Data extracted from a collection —
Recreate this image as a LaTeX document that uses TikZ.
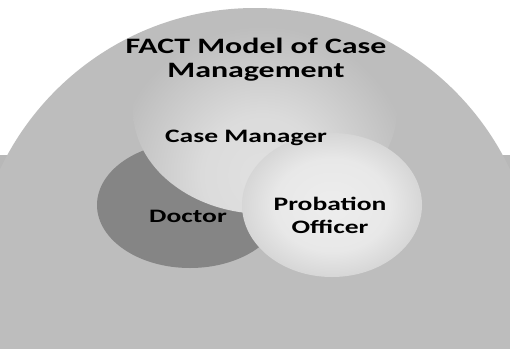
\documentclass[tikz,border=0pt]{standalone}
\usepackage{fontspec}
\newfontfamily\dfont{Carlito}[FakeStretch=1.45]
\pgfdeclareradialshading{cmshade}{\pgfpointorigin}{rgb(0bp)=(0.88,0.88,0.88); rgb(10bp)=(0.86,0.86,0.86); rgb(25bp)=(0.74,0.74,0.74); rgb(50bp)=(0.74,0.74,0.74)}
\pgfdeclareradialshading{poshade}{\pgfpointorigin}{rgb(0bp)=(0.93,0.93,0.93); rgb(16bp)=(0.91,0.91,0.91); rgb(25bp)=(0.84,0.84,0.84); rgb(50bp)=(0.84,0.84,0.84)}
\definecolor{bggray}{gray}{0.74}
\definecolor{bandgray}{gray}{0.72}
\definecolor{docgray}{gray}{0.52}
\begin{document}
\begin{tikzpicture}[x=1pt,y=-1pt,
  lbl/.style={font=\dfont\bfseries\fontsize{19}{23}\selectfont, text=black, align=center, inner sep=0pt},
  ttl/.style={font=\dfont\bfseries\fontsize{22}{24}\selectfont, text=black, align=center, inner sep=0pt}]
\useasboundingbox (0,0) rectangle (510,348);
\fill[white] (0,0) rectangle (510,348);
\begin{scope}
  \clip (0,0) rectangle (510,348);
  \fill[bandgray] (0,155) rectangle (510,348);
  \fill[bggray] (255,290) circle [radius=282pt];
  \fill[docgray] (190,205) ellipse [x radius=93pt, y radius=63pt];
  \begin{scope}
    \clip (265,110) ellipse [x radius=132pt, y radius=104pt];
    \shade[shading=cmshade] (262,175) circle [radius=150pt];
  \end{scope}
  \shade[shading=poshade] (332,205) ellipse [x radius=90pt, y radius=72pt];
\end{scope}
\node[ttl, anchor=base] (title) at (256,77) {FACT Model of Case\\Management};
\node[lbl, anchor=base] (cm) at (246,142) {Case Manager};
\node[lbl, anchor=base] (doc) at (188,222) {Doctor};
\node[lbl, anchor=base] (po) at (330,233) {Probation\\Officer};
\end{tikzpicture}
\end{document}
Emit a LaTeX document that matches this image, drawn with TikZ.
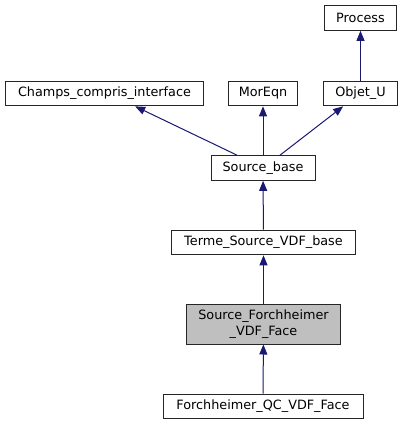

WHAT IS REQUIRED — Quote the material exactly. Pictures stay out.

SOLUTION —
Recreate this image as a LaTeX document that uses TikZ.
\documentclass[tikz,border=0pt]{standalone}
\usepackage{fontspec}
\newfontfamily\dfont{Carlito}[FakeStretch=1.45]
\pgfdeclareradialshading{cmshade}{\pgfpointorigin}{rgb(0bp)=(0.88,0.88,0.88); rgb(10bp)=(0.86,0.86,0.86); rgb(25bp)=(0.74,0.74,0.74); rgb(50bp)=(0.74,0.74,0.74)}
\pgfdeclareradialshading{poshade}{\pgfpointorigin}{rgb(0bp)=(0.93,0.93,0.93); rgb(16bp)=(0.91,0.91,0.91); rgb(25bp)=(0.84,0.84,0.84); rgb(50bp)=(0.84,0.84,0.84)}
\definecolor{bggray}{gray}{0.74}
\definecolor{bandgray}{gray}{0.72}
\definecolor{docgray}{gray}{0.52}
\begin{document}
\begin{tikzpicture}[x=1pt,y=-1pt,
  lbl/.style={font=\dfont\bfseries\fontsize{19}{23}\selectfont, text=black, align=center, inner sep=0pt},
  ttl/.style={font=\dfont\bfseries\fontsize{22}{24}\selectfont, text=black, align=center, inner sep=0pt}]
\useasboundingbox (0,0) rectangle (510,348);
\fill[white] (0,0) rectangle (510,348);
\begin{scope}
  \clip (0,0) rectangle (510,348);
  \fill[bandgray] (0,155) rectangle (510,348);
  \fill[bggray] (255,290) circle [radius=282pt];
  \fill[docgray] (190,205) ellipse [x radius=93pt, y radius=63pt];
  \begin{scope}
    \clip (265,110) ellipse [x radius=132pt, y radius=104pt];
    \shade[shading=cmshade] (262,175) circle [radius=150pt];
  \end{scope}
  \shade[shading=poshade] (332,205) ellipse [x radius=90pt, y radius=72pt];
\end{scope}
\node[ttl, anchor=base] (title) at (256,77) {FACT Model of Case\\Management};
\node[lbl, anchor=base] (cm) at (246,142) {Case Manager};
\node[lbl, anchor=base] (doc) at (188,222) {Doctor};
\node[lbl, anchor=base] (po) at (330,233) {Probation\\Officer};
\end{tikzpicture}
\end{document}
Emit a LaTeX document that matches this image, drawn with TikZ.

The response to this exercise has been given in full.